With some early signs that the US economy could be headed for a slowdown as the worsening trade dispute starts to bite into business confidence, the labour market so far remains very tight. But despite the decades-low unemployment rate, wage growth has been disappointingly tepid, keeping a lid on inflationary pressures.
Fewer jobs likely added in May
The May report is expected to underline this picture. Nonfarm payrolls are forecast to have risen by 185k in May, easing from the prior number of 263k. Anything above 100k is seen as consistent with jobs growth keeping up with population growth, meaning alarm bells won’t be ringing about the labour market until the headline figure drops below this benchmark.
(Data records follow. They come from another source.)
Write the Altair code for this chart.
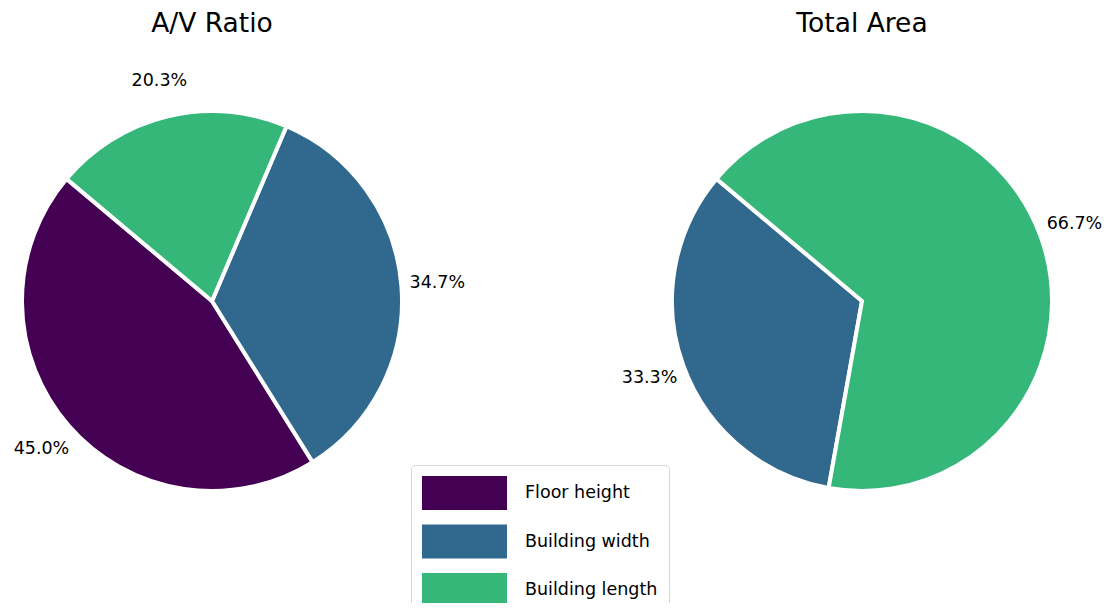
import math
import altair as alt
import pandas as pd

categories = ["Floor height", "Building width", "Building length"]
colors = ["#440154", "#31688e", "#35b779"]
av_values = [45.0, 34.7, 20.3]
area_values = [0.0, 33.3, 66.7]
titles = ["A/V Ratio", "Total Area"]
stack_order = [2, 1, 0]  # clockwise drawing order (matplotlib counterclockwise, startangle 140)

rows = []
for t, vals in zip(titles, [av_values, area_values]):
    for c, v, o in zip(categories, vals, stack_order):
        if v > 0:
            rows.append({"chart": t, "category": c, "value": v, "order": o,
                         "label": f"{v:.1f}%"})
df = pd.DataFrame(rows)

start = math.radians(310)
end = math.radians(670)
FONT = "DejaVu Sans"

theta = alt.Theta("value:Q", stack=True, scale=alt.Scale(range=[start, end]))
order = alt.Order("order:Q")
color = alt.Color(
    "category:N",
    scale=alt.Scale(domain=categories, range=colors),
    legend=alt.Legend(
        title=None, orient="none", legendX=403, legendY=457,
        symbolType="M-1,-1H4V1H-1Z", symbolSize=1156,
        symbolStrokeWidth=0, symbolOpacity=1,
        labelFontSize=17.5, labelFont=FONT, labelColor="black",
        labelOffset=69, rowPadding=14.5, padding=11,
        strokeColor="#d6d6d6", fillColor="white", cornerRadius=4,
        labelLimit=400,
    ),
)

CY = 293
R = 190


def pie(title, cx):
    base = alt.Chart(df).transform_filter(alt.datum.chart == title)
    arc = base.mark_arc(outerRadius=R, stroke="white", strokeWidth=4).encode(
        theta=theta, color=color, order=order,
        x=alt.value(cx), y=alt.value(CY),
    )
    text = base.mark_text(radius=226, fontSize=17.5, font=FONT, color="black").encode(
        theta=theta, order=order, text="label:N",
        x=alt.value(cx), y=alt.value(CY),
    )
    ttl = alt.Chart(pd.DataFrame({"t": [title]})).mark_text(
        fontSize=26.5, font=FONT, color="black", baseline="middle"
    ).encode(text="t:N", x=alt.value(cx), y=alt.value(16))
    return [arc, text, ttl]


layers = pie(titles[0], 204) + pie(titles[1], 854)

chart = alt.layer(*layers).properties(
    width=1098, height=595, autosize=alt.AutoSizeParams(type="none"), padding=0
).configure_view(stroke=None)

chart.save("out.html", embed_options={"renderer": "svg", "actions": False})
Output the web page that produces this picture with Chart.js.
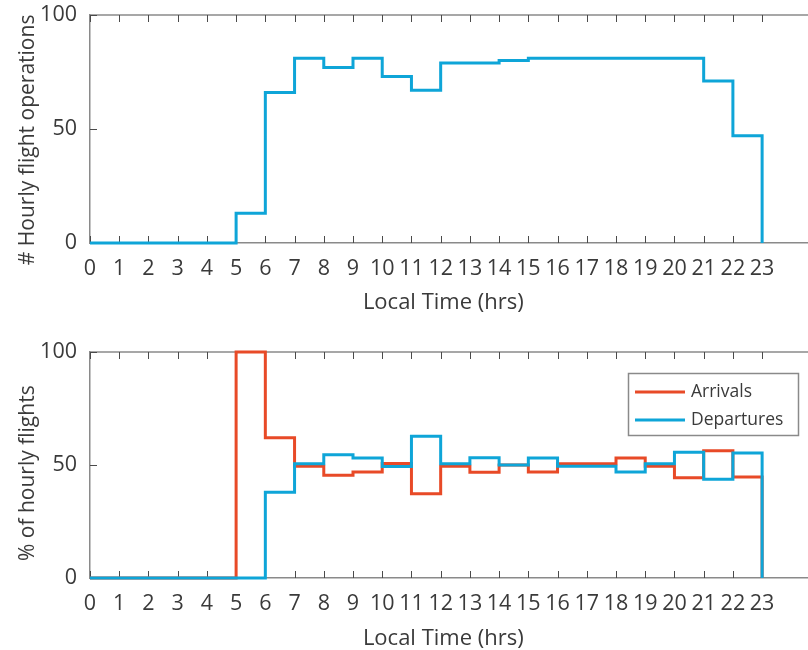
<!DOCTYPE html>
<html>
<head>
<meta charset="utf-8">
<script src="https://cdn.jsdelivr.net/npm/chart.js@4"></script>
<style>
  body { margin: 0; background: #fff; overflow: hidden; }
  .plot { position: absolute; left: 0; width: 808px; }
</style>
</head>
<body>
<div class="plot" style="top:-12px"><canvas id="opsChart" width="808" height="337"></canvas></div>
<div class="plot" style="top:325px"><canvas id="shareChart" width="808" height="325"></canvas></div>
<script>
// hour of day, 0..23
const hours = [0, 1, 2, 3, 4, 5, 6, 7, 8, 9, 10, 11, 12, 13, 14, 15, 16, 17, 18, 19, 20, 21, 22, 23];
const hourlyOps = [0, 0, 0, 0, 0, 13, 66, 81, 77, 81, 73, 67, 79, 79, 80, 81, 81, 81, 81, 81, 81, 71, 47, 0];
const arrivalsPct = [0, 0, 0, 0, 0, 100, 62.1, 49.4, 45.5, 46.9, 50.7, 37.3, 49.4, 46.8, 50, 46.9, 50.6, 50.6, 53.1, 49.4, 44.4, 56.3, 44.7, 0];
const departuresPct = [0, 0, 0, 0, 0, 0, 37.9, 50.6, 54.5, 53.1, 49.3, 62.7, 50.6, 53.2, 50, 53.1, 49.4, 49.4, 46.9, 50.6, 55.6, 43.7, 55.3, 0];
const yTicks = [0, 50, 100];

const BLUE = '#0ea5d8';
const RED = '#e84a27';
const TEXT = '#3a3a3a';
const AXIS = '#8a8a8a';
const TICK = '#4a4a4a';
const FONT = 'Open Sans';

const toPoints = (ys) => hours.map((h, i) => ({ x: h, y: ys[i] }));

// MATLAB-style box: top edge plus short ticks pointing into the axes
const innerTicks = {
    id: 'innerTicks',
    beforeDatasetsDraw(chart) {
        const { ctx, chartArea: a, scales: { x, y } } = chart;
        const len = 7;
        ctx.save();
        ctx.strokeStyle = AXIS;
        ctx.lineWidth = 1.5;
        ctx.beginPath();
        ctx.moveTo(a.left, a.top);
        ctx.lineTo(a.right, a.top);
        ctx.stroke();
        ctx.strokeStyle = TICK;
        ctx.lineWidth = 1;
        ctx.beginPath();
        hours.forEach(h => {
            const px = Math.round(x.getPixelForValue(h)) + 0.5;
            ctx.moveTo(px, a.bottom);
            ctx.lineTo(px, a.bottom - len);
            ctx.moveTo(px, a.top);
            ctx.lineTo(px, a.top + len);
        });
        yTicks.forEach(v => {
            const py = Math.round(y.getPixelForValue(v)) + 0.5;
            ctx.moveTo(a.left, py);
            ctx.lineTo(a.left + len, py);
        });
        ctx.stroke();
        ctx.restore();
    }
};

// boxed legend inside the upper right of the axes
const boxLegend = {
    id: 'boxLegend',
    afterDraw(chart, args, opts) {
        if (!opts.show) return;
        const { ctx } = chart;
        const left = 628, top = 48, w = 170, h = 62;
        ctx.save();
        ctx.fillStyle = '#fff';
        ctx.fillRect(left, top, w, h);
        ctx.strokeStyle = AXIS;
        ctx.lineWidth = 1.5;
        ctx.strokeRect(left + 0.5, top + 0.5, w, h);
        ctx.font = `17.5px "${FONT}"`;
        ctx.textBaseline = 'middle';
        chart.data.datasets.forEach((ds, i) => {
            const cy = top + 19 + i * 28;
            ctx.strokeStyle = ds.borderColor;
            ctx.lineWidth = 3;
            ctx.beginPath();
            ctx.moveTo(left + 7, cy);
            ctx.lineTo(left + 57, cy);
            ctx.stroke();
            ctx.fillStyle = TEXT;
            ctx.fillText(ds.label, left + 63, cy);
        });
        ctx.restore();
    }
};

function makePlot(canvasId, datasets, yTitle, dims, showLegend) {
    const canvas = document.getElementById(canvasId);
    return new Chart(canvas.getContext('2d'), {
        type: 'line',
        data: { datasets: datasets },
        options: {
            responsive: false,
            animation: false,
            devicePixelRatio: 1,
            layout: { padding: { top: dims.top, left: 0, right: 0, bottom: 0 } },
            elements: { point: { radius: 0 } },
            plugins: {
                legend: { display: false },
                tooltip: { enabled: false },
                boxLegend: { show: showLegend }
            },
            scales: {
                x: {
                    type: 'linear',
                    min: 0,
                    max: 24.57,
                    afterBuildTicks: (scale) => { scale.ticks = hours.map(v => ({ value: v })); },
                    afterFit: (scale) => { scale.height = canvas.height - dims.bottom; },
                    grid: { display: false, drawTicks: false },
                    border: { display: true, color: AXIS, width: 1.5 },
                    ticks: {
                        color: TEXT,
                        padding: 13,
                        maxRotation: 0,
                        autoSkip: false,
                        font: { family: FONT, size: 21.5 }
                    },
                    title: {
                        display: true,
                        // trailing spaces nudge the label left of the axis centre
                        text: 'Local Time (hrs)  ',
                        color: TEXT,
                        font: { family: FONT, size: 22, lineHeight: 1 },
                        padding: { top: 0, bottom: dims.titlePad }
                    }
                },
                y: {
                    min: 0,
                    max: 100,
                    afterBuildTicks: (scale) => { scale.ticks = yTicks.map(v => ({ value: v })); },
                    afterFit: (scale) => { scale.width = 90; },
                    grid: { display: false, drawTicks: false },
                    border: { display: true, color: AXIS, width: 1.5 },
                    ticks: {
                        color: TEXT,
                        padding: 13,
                        font: { family: FONT, size: 21.5 }
                    },
                    title: {
                        display: true,
                        text: yTitle,
                        color: TEXT,
                        font: { family: FONT, size: 21 },
                        padding: { top: 15, bottom: 0 }
                    }
                }
            }
        },
        plugins: [innerTicks, boxLegend]
    });
}

const lineStyle = { stepped: 'before', borderWidth: 3, fill: false, clip: false, pointRadius: 0 };

// trailing spaces push the rotated labels a little below the axis centre
makePlot('opsChart', [
    { label: 'Operations', data: toPoints(hourlyOps), borderColor: BLUE, ...lineStyle }
], '# Hourly flight operations    ', { top: 27, bottom: 255, titlePad: 11.5 }, false);

// departures are drawn over arrivals
makePlot('shareChart', [
    { label: 'Arrivals', data: toPoints(arrivalsPct), borderColor: RED, order: 1, ...lineStyle },
    { label: 'Departures', data: toPoints(departuresPct), borderColor: BLUE, order: 0, ...lineStyle }
], '% of hourly flights   ', { top: 27, bottom: 253, titlePad: 0 }, true);
</script>
</body>
</html>
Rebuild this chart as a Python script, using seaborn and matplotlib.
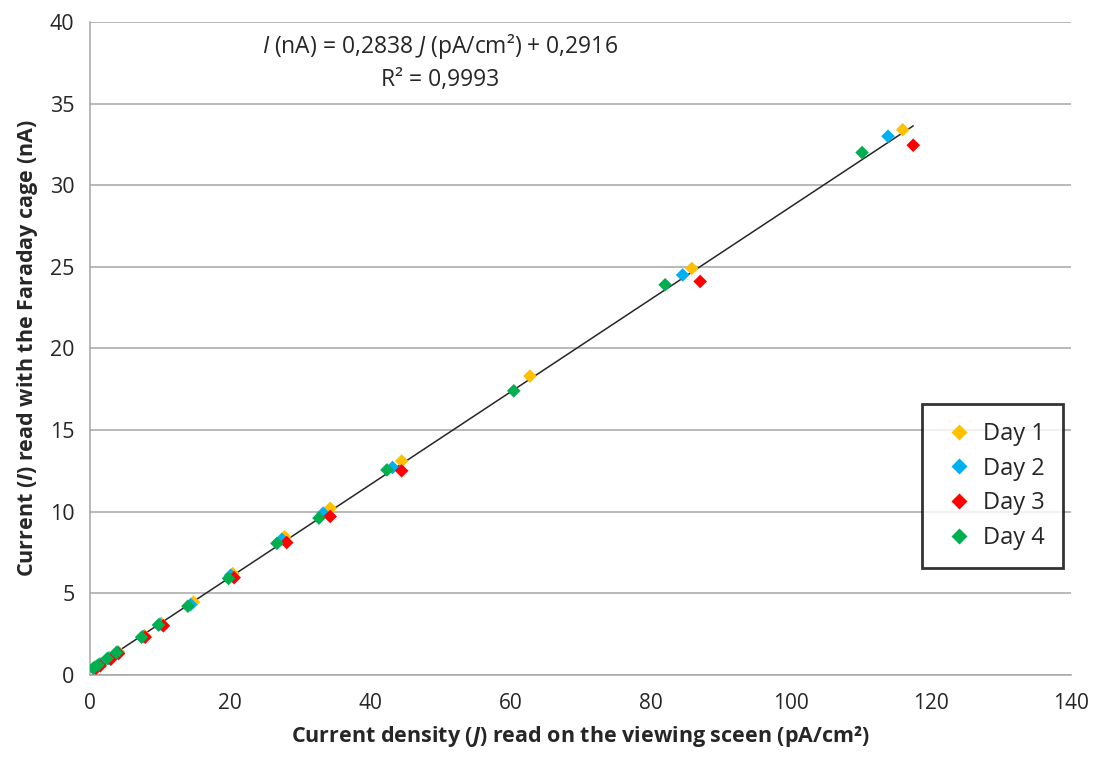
import matplotlib
matplotlib.use("Agg")
import matplotlib.pyplot as plt
import seaborn as sns
import pandas as pd
import numpy as np

# data
day1_x = [0.8, 1.6, 2.8, 4.1, 7.8, 10.2, 14.8, 20.4, 27.8, 34.3, 44.5, 62.8, 85.9, 116.0]
day1_y = [0.5, 0.7, 1.05, 1.4, 2.4, 3.15, 4.45, 6.2, 8.45, 10.2, 13.1, 18.3, 24.9, 33.4]
day2_x = [0.7, 1.4, 2.7, 3.9, 7.6, 10.0, 14.4, 20.1, 27.4, 33.3, 43.2, 84.6, 113.9]
day2_y = [0.45, 0.65, 1.0, 1.4, 2.35, 3.1, 4.3, 6.1, 8.3, 9.9, 12.7, 24.5, 33.0]
day3_x = [0.9, 1.5, 3.0, 4.1, 7.9, 10.5, 20.6, 28.1, 34.3, 44.5, 87.1, 117.5]
day3_y = [0.4, 0.55, 0.95, 1.3, 2.3, 3.0, 5.95, 8.1, 9.7, 12.5, 24.1, 32.45]
day4_x = [0.5, 1.2, 2.5, 3.8, 7.4, 9.8, 14.0, 19.8, 26.7, 32.7, 42.4, 60.5, 82.1, 110.2]
day4_y = [0.4, 0.6, 1.0, 1.35, 2.3, 3.05, 4.2, 5.9, 8.05, 9.6, 12.55, 17.4, 23.9, 32.0]
days = ["Day 1", "Day 2", "Day 3", "Day 4"]
colors = ["#FFC000", "#00B0F0", "#FF0000", "#00B050"]

SLOPE = 0.2838
INTERCEPT = 0.2916

frames = []
for d, xs, ys in zip(days, [day1_x, day2_x, day3_x, day4_x], [day1_y, day2_y, day3_y, day4_y]):
    frames.append(pd.DataFrame({"J": xs, "I": ys, "Day": d}))
df = pd.concat(frames, ignore_index=True)

sns.set_style("white")
plt.rcParams["font.family"] = ["Open Sans", "DejaVu Sans"]
plt.rcParams["mathtext.fontset"] = "custom"
plt.rcParams["mathtext.rm"] = "Open Sans"
plt.rcParams["mathtext.it"] = "Open Sans:italic"
plt.rcParams["mathtext.bf"] = "Open Sans:bold"
plt.rcParams["mathtext.bfit"] = "Open Sans:italic:bold"

fig = plt.figure(figsize=(10.95, 7.59), dpi=100)
ax = fig.add_axes([0.082, 0.111, 0.896, 0.86])

# fitted line over the data range
line_x = np.array([df["J"].min(), df["J"].max()])
ax.plot(line_x, SLOPE * line_x + INTERCEPT, color="#262626", lw=1.1, zorder=2)

sns.scatterplot(data=df, x="J", y="I", hue="Day", hue_order=days, palette=colors,
                marker="D", s=48, edgecolor="none", ax=ax, zorder=3)

ax.set_xlim(0, 140)
ax.set_ylim(0, 40)
ax.set_xticks(range(0, 141, 20))
ax.set_yticks(range(0, 41, 5))
ax.yaxis.grid(True, color="#a6a6a6", lw=1.1)
ax.set_axisbelow(True)
for s in ["top", "right"]:
    ax.spines[s].set_visible(False)
for s in ["left", "bottom"]:
    ax.spines[s].set_color("#a6a6a6")
    ax.spines[s].set_linewidth(1.1)
ax.tick_params(axis="both", direction="out", length=6, color="#a6a6a6", width=1.1)
ax.tick_params(axis="x", labelsize=15, pad=7)
ax.tick_params(axis="y", labelsize=15.5, pad=5)

ax.set_xlabel(r"Current density ($\mathbfit{J}$) read on the viewing sceen (pA/cm²)",
              fontsize=15.5, fontweight="bold", labelpad=7)
ax.set_ylabel(r"Current ($\mathbfit{I}$) read with the Faraday cage (nA)",
              fontsize=15.5, fontweight="bold", labelpad=7)

ax.text(0.357, 0.962, r"$\it{I}$ (nA) = 0,2838 $\it{J}$ (pA/cm²) + 0,2916",
        transform=ax.transAxes, ha="center", va="center", fontsize=16.5)
ax.text(0.357, 0.911, "R² = 0,9993", transform=ax.transAxes,
        ha="center", va="center", fontsize=16.5)

leg = ax.legend(loc="lower right", bbox_to_anchor=(0.992, 0.164), borderaxespad=0,
                fontsize=17, frameon=True, fancybox=False, edgecolor="black",
                handletextpad=0.25, borderpad=0.75, labelspacing=0.45,
                markerscale=1.15, handlelength=1.6)
leg.get_frame().set_linewidth(2)
leg.set_title(None)

fig.savefig("out.png", dpi=100)
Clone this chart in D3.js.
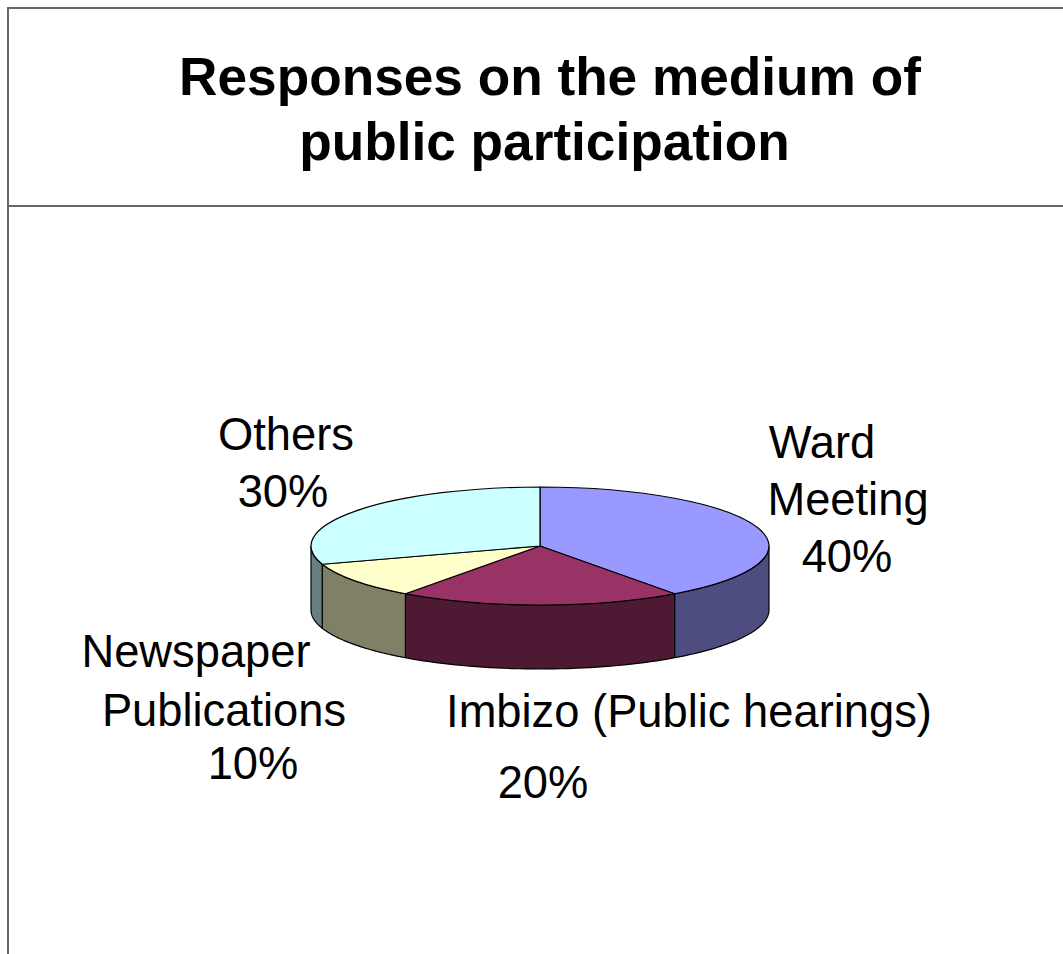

The jobless rate is forecast to stay unchanged at the 49-year low of 3.6%. More significantly, average hourly earnings are expected to have increased by 0.3% month-on-month, which would keep the annual rate at 3.2%. Wage growth has eased slightly from the decade-high of 3.4% y/y reached in February in a setback for policymakers who were hoping a healthy jobs market would fuel pay increases, which in turn would drive consumer prices higher.
Moderate wage growth a concern for the Fed
A further easing in wage growth would be a major worry for the Fed given that the central bank’s favoured inflation gauge, the core PCE price index, is already running uncomfortably below the 2% target; it stood at 1.6% y/y in April. Some would argue that alone gives the Fed a strong case to lower borrowing costs even before there’s been a notable impact from the brewing trade tensions.
Markets have clearly made up their minds, though, as Fed fund futures are pointing to as much as three 25-bps rate cuts over the next 12 months. That’s been enough to send Treasury yields spiraling downwards and the US dollar losing its safe-haven allure to plunge against its major peers.
Dollar seeks support, looking for a rebound
At the moment, USD/JPY has found support at the 61.8% Fibonacci retracement of the 104.96-112.39 up-leg at 107.80. Should a weaker-than-expected jobs report pull USD/JPY below this level, the next support could arrive at the 78.6% Fibonacci at 106.55.
However, if the payrolls data impresses, giving the Fed reason to remain patient, the bulls could see grounds for a rebound. A possible important resistance level to overcome that could help ease the selling pressure is the 23.6% Fibonacci at 110.64, which is near the 50-day moving average.
Traders may be cautious ahead of June Fed meeting
But with the next FOMC meeting about two weeks away, market reaction to the NFP report may be muted and investors will probably be paying more attention to what Fed officials will be signaling in their remarks in the coming days ahead of the blackout period before the meeting.
St. Louis Fed President James Bullard became the first voting FOMC member to suggest the Fed should cut rates if the trade uncertainty causes a sharper-than-expected slowdown in growth. Fed Chairman Jerome Powell gave less away when he spoke on Tuesday. However, he did indicate the Fed was ready to act “as appropriate” to the growing risks to the economy, potentially opening the way for a rate cut.